Under DACA, people who illegally immigrated to the United States when they were young (the policy typically applies to people who were brought to the U.S. by their parents) were protected from deportation and eligible to work in the country.
For the last several years, there has been confusion of whether Dreamers were eligible for an FHA mortgage.
The confusion seemingly stemmed from differing interpretations of FHA lending policy over the last several years. But the confusion has now come to an end, as earlier this week, the FHA announced an official policy stating that DACA recipients can apply for an FHA loan.
“Earlier today and prior to 12:00 pm, Secretary (Ben) Carson and I posted a waiver and other documents to the HUD website that makes clear DACA status recipients are now eligible to apply for mortgages insured by the Federal Housing Administration,” former HUD Deputy Secretary Brian Montgomery wrote on LinkedIn on January 20. “This notification marks the first time since DACA was established in 2012 that makes clear DACA status recipients are eligible to apply provided they meet other FHA requirements.”
As Montgomery said, the FHA issued a bulletin outlining its new policies surrounding Dreamers.
“Effective January 19, 2021, the Federal Housing Administration (FHA) is permitting individuals classified under the ‘Deferred Action for Childhood Arrivals’ program (DACA) with the U.S. Citizenship & Immigration Service (USCIS) and are legally permitted to work in the U.S. are eligible to apply for mortgages backed by the FHA,” the FHA said in a bulletin published on January 20, 2021.
The issue at the core of the confusion, the FHA said, was a sentence in the FHA lending handbook, which stated “Non-US citizens without lawful residency in the U.S. are not eligible for FHA-insured mortgages.”
According to the FHA bulletin, “The term ‘lawful residency’ pre-dates DACA and thus did not anticipate a situation in which a borrower might not have entered the country legally, but nevertheless be considered lawfully present.”
That issue created confusion surrounding FHA mortgages for Dreamers, but now the FHA is moving to provide clarity on the matter, stating that it will remove that section entirely and back mortgages for Dreamers.

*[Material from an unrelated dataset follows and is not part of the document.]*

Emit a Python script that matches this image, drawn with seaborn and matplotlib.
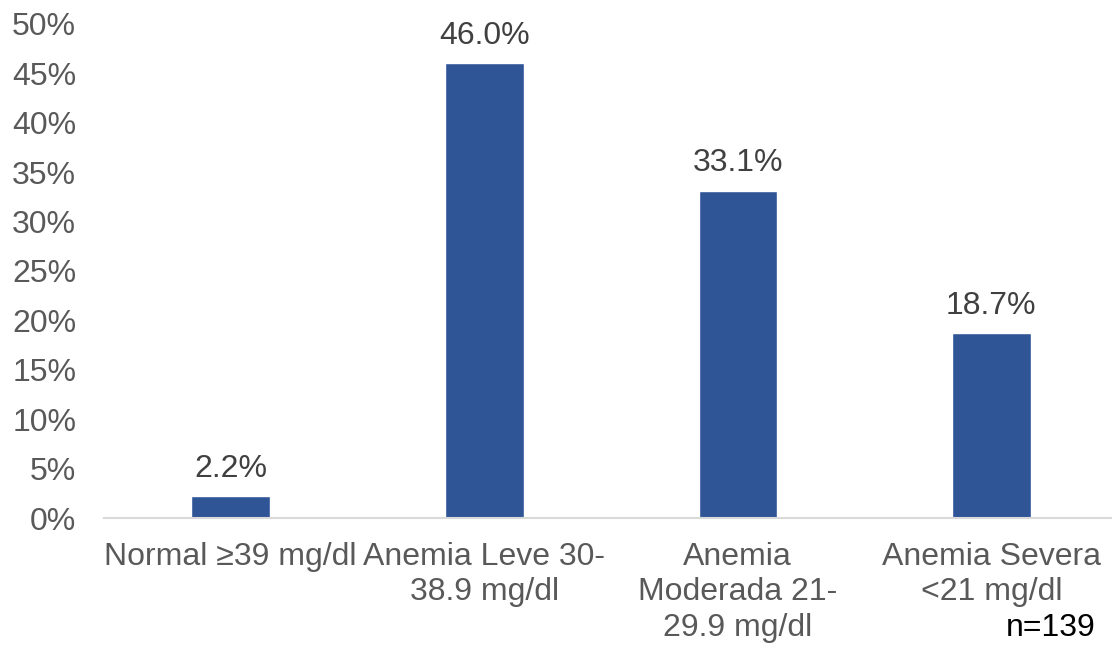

“To avoid confusion and provide needed clarity to HUD’s lending partners, FHA is waiving the above referenced FHA Handbook subsection in its entirety,” the FHA said in its bulletin. “In a subsequent update to the FHA Handbook the language will be removed.”

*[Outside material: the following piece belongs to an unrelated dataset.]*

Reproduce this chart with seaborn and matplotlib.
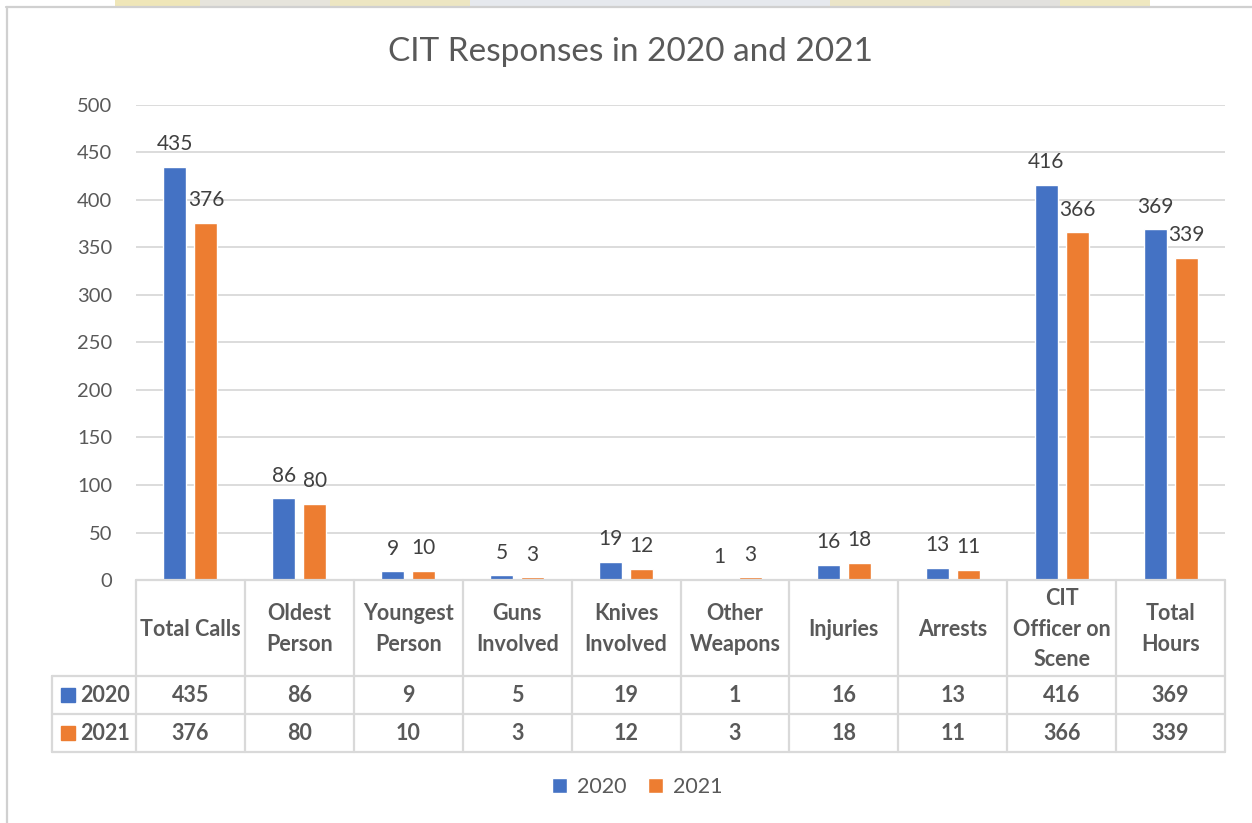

According to the FHA, other requirements remain in place for potential DACA borrowers, including:
- The property will be the borrower’s principal residence
- The borrower has a valid Social Security Number (SSN), except for those employed by the World Bank, a foreign embassy, or equivalent employer identified by HUD
- The borrower is eligible to work in the U.S., as evidenced by the Employment Authorization Document issued by the USCIS
- The borrower satisfies the same requirements, terms, and conditions as those for U.S. citizens
The FHA stated in its bulletin that these changes take effect on January 19, 2021.